The Hollies’ Graham Nash flew to America to holiday among the warmer climates and smoke filled conversations. At a house party, a chance encounter with Stephen Stills and David Crosby led the trio to harmonise over a song. His fate was sealed, Nash crusading from then on in the American locales, his life in England now a distant memory.
Crosby, Stills and Nash were one of the many highlights to perform at the freewheeling Woodstock festival. Elsewhere, The Who worked with violent appearance before a fiery Jimi Hendrix lit his electric guitar alight. Jim Marshall, a hot-shot photographer, captured them all. His camera captured the intimacies, the energies and honesties each of the artists displayed. Marshall’s commitment to the lens matched Duane Allman’s to the six-string and when the blues guitarist died in 1971, Marshall walked in a 12-hour long penitent silence, mourning his friend with solemn silence. Galadrielle Allman, one of the many participants discussing the cameraman’s extraordinary legacy, laughs at how honestly Marshall recalled her father’s liberal drug use.
Marshall’s drug habit was legendary, and one he flaunted openly, publicly and regularly. Discussing the matter on radio, Marshall bullishly boasted he snorted more cocaine than The Rolling Stones themselves, the steamy band Marshall befriended and captured. Drugs aided his work, Marshall capturing the penetrative excitement of the 1960s’/1970s’ product. One of his more intimate photos shows Mick Jagger and Keith Richards working on their harmonies, studio bound and pensive.
Nash adored the reality of his work, a work ethic entrusted by many. John Carter Cash, discussing his father’s At Folsom Prison, felt Marshall’s work captured his parents’ intensity better than any film could. The son of immigrant parents, Marshall shadowed his fellow underdogs, and his John Coltrane portraitures caught the jazz artist’s inherent passion.

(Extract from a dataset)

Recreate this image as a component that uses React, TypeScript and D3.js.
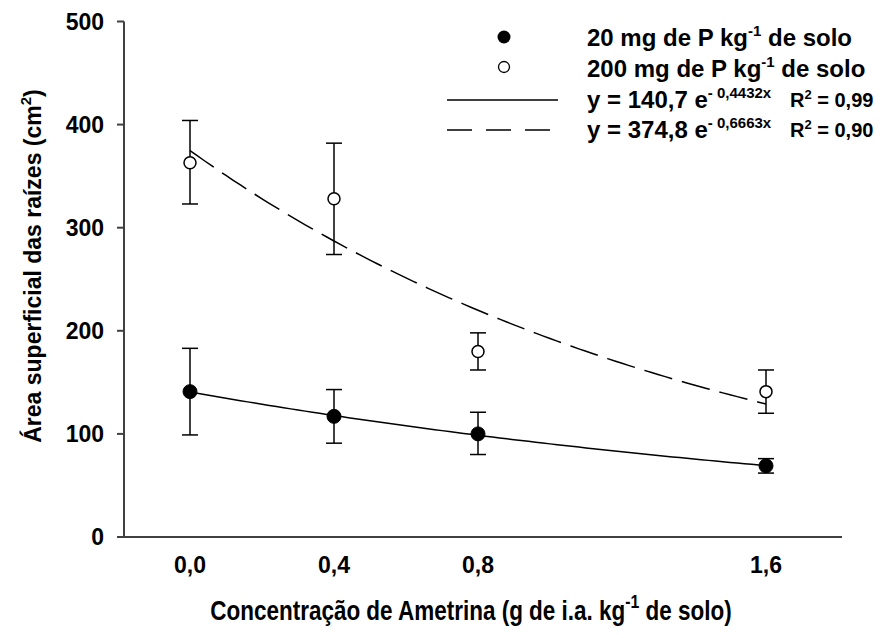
import React from "react";
import * as d3 from "d3";

const doses = [0.0, 0.4, 0.8, 1.6];
const doseLabels = ["0,0", "0,4", "0,8", "1,6"];
const yTicks = [0, 100, 200, 300, 400, 500];

const p20Mean = [141, 117, 100, 69];
const p20Low = [99, 91, 80, 62];
const p20High = [183, 143, 121, 76];

const p200Mean = [363, 328, 180, 141];
const p200Low = [323, 274, 162, 120];
const p200High = [404, 382, 198, 162];

const fit20 = { a: 140.7, b: 0.4432 };
const fit200 = { a: 374.8, b: 0.6663 };

const W = 893;
const H = 638;
const FONT = "'Liberation Sans', Arial, Helvetica, sans-serif";

export default function App() {
  const x = d3.scaleLinear().domain([0, 1.6]).range([190, 766]);
  const y = d3.scaleLinear().domain([0, 500]).range([537, 21.5]);
  const axisLeft = 124;
  const axisRight = 842;

  const curve = (f: { a: number; b: number }) => {
    const pts = d3.range(0, 1.6001, 0.02).map((v) => [v, f.a * Math.exp(-f.b * v)] as [number, number]);
    return d3.line<[number, number]>().x((d) => x(d[0])).y((d) => y(d[1]))(pts) || "";
  };

  const errBars = (low: number[], high: number[], key: string) =>
    doses.map((d, i) => (
      <g key={key + i} stroke="#000" strokeWidth={1.5}>
        <line x1={x(d)} x2={x(d)} y1={y(low[i])} y2={y(high[i])} />
        <line x1={x(d) - 8} x2={x(d) + 8} y1={y(low[i])} y2={y(low[i])} />
        <line x1={x(d) - 8} x2={x(d) + 8} y1={y(high[i])} y2={y(high[i])} />
      </g>
    ));

  return (
    <div style={{ position: "absolute", left: 0, top: 0 }}>
      <svg width={W} height={H} style={{ display: "block", background: "#fff" }} fontFamily={FONT} fontWeight="bold">
        {/* axes */}
        <line x1={axisLeft} x2={axisLeft} y1={y(500)} y2={y(0)} stroke="#404040" strokeWidth={2} />
        <line x1={axisLeft - 1} x2={axisRight} y1={y(0)} y2={y(0)} stroke="#404040" strokeWidth={2} />
        {yTicks.map((t) => (
          <g key={"yt" + t}>
            <line x1={axisLeft - 7} x2={axisLeft} y1={y(t)} y2={y(t)} stroke="#404040" strokeWidth={2} />
            <text x={104} y={y(t)} dy="0.36em" textAnchor="end" fontSize={23}>
              {t}
            </text>
          </g>
        ))}
        {doses.map((d, i) => (
          <text key={"xt" + i} x={x(d)} y={573} textAnchor="middle" fontSize={23}>
            {doseLabels[i]}
          </text>
        ))}

        {/* axis titles */}
        <text transform="translate(41,266) rotate(-90)" textAnchor="middle" fontSize={23}>
          Área superficial das raízes (cm
          <tspan fontSize={15} dy={-10}>2</tspan>
          <tspan dy={10}>)</tspan>
        </text>
        <g transform="translate(471,620) scale(0.833,1)">
          <text x={0} y={0} textAnchor="middle" fontSize={27}>
            Concentração de Ametrina (g de i.a. kg
            <tspan fontSize={19} dy={-12}>-1</tspan>
            <tspan dy={12}> de solo)</tspan>
          </text>
        </g>

        {/* fitted curves */}
        <path d={curve(fit20)} fill="none" stroke="#000" strokeWidth={1.5} />
        <path d={curve(fit200)} fill="none" stroke="#000" strokeWidth={1.5} strokeDasharray="29,10" />

        {/* error bars */}
        {errBars(p20Low, p20High, "e20")}
        {errBars(p200Low, p200High, "e200")}

        {/* points */}
        {doses.map((d, i) => (
          <circle key={"p20" + i} cx={x(d)} cy={y(p20Mean[i])} r={7} fill="#000" stroke="#000" strokeWidth={1} />
        ))}
        {doses.map((d, i) => (
          <circle key={"p200" + i} cx={x(d)} cy={y(p200Mean[i])} r={6} fill="#fff" stroke="#000" strokeWidth={1.5} />
        ))}

        {/* legend */}
        <circle cx={504} cy={37} r={6.5} fill="#000" />
        <circle cx={504} cy={67} r={5.5} fill="#fff" stroke="#000" strokeWidth={1.3} />
        <line x1={447} x2={558} y1={100} y2={100} stroke="#000" strokeWidth={1.5} />
        <line x1={447} x2={551} y1={130} y2={130} stroke="#000" strokeWidth={1.5} strokeDasharray="25,14" />

        <text x={587} y={45.5} fontSize={24}>
          20 mg de P kg<tspan fontSize={15} dy={-10}>-1</tspan>
          <tspan dy={10}> de solo</tspan>
        </text>
        <text x={587} y={76.5} fontSize={24}>
          200 mg de P kg<tspan fontSize={15} dy={-10}>-1</tspan>
          <tspan dy={10}> de solo</tspan>
        </text>
        <text x={587} y={108} fontSize={24}>
          y = 140,7 e<tspan fontSize={15} dy={-10}>- 0,4432x</tspan>
        </text>
        <text x={790} y={106.5} fontSize={20}>
          R<tspan fontSize={13} dy={-8}>2</tspan>
          <tspan dy={8}> = 0,99</tspan>
        </text>
        <text x={587} y={138} fontSize={24}>
          y = 374,8 e<tspan fontSize={15} dy={-10}>- 0,6663x</tspan>
        </text>
        <text x={790} y={136.5} fontSize={20}>
          R<tspan fontSize={13} dy={-8}>2</tspan>
          <tspan dy={8}> = 0,90</tspan>
        </text>
      </svg>
    </div>
  );
}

What starts as a love letter to photography quickly changes to a history of America, tighter in its resolve than Martin Scorsese’s three hour Netflix epic. This documentary shares with Martin Scorsese’s The Irishman (2019) a non-linear structure and a fascination for automated weapons. Though he lacked Frank Sheeran’s murderous streak, Marshall’s gun use got him into legal trouble, including one 1983 arrest for threatening the lives of his neighbours. Typically, Marshall offered his wardens rock star photos with chutzpah, but the incarceration had consequences. Work with corporate rock band Survivor felt at odds with his bohemian sixties principles, while friend/associate Amelia Davis recalls a solitary older man coked out spreading incomprehensible messages in his private notes.

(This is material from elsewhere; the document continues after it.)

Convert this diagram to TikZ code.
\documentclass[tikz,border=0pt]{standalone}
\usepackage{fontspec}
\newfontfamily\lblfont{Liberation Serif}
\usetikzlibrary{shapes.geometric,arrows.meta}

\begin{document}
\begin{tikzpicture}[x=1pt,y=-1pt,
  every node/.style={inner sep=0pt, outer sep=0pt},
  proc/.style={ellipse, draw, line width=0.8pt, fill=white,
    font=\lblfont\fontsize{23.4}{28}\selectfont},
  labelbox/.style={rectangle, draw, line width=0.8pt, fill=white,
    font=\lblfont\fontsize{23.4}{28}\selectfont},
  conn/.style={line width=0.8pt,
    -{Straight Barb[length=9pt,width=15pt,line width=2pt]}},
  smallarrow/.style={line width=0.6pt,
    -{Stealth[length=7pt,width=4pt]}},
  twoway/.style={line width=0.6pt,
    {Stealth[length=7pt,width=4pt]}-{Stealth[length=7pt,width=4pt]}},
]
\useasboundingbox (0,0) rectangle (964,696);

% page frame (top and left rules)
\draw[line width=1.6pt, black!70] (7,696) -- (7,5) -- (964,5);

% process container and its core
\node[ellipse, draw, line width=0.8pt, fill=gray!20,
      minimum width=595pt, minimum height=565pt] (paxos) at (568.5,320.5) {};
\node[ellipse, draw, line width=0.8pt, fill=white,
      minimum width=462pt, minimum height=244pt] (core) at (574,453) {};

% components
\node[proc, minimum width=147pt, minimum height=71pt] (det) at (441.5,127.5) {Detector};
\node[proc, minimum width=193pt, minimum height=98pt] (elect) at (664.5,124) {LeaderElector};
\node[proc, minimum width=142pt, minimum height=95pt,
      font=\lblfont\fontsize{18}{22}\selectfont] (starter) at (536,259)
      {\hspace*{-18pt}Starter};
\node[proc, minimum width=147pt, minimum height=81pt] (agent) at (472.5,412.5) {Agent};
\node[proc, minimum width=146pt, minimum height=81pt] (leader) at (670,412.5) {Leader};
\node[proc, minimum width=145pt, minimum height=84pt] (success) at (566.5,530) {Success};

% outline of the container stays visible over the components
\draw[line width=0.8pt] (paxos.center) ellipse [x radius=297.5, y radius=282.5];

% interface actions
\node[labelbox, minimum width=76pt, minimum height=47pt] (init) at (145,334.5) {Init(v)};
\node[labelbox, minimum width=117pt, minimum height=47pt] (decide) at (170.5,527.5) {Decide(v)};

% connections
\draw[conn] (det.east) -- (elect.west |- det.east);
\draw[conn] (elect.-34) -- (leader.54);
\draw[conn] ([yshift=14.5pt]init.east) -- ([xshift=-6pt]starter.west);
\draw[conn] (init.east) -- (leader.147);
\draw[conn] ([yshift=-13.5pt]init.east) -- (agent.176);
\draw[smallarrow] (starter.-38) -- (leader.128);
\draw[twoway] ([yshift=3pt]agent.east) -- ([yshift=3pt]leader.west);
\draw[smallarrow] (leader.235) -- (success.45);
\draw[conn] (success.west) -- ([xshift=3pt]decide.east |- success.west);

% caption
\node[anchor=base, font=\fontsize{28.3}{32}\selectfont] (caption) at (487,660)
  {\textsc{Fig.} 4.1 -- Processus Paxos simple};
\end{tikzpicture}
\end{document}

Marshall, if not always the most pleasant of individuals, was never less than fascinating. The film uses archived interviews among the more contemporary (Marshall died in 2010). Matched against Michael Douglas’s self aggrandising segment (the starlet seems more interested in talking about himself than his subject), Marshall was something often unseen in LA circles: humble. A great tribute.
Show me the Picture: The Story of Jim Marshall is in cinemas across the UK from Friday, January 31st.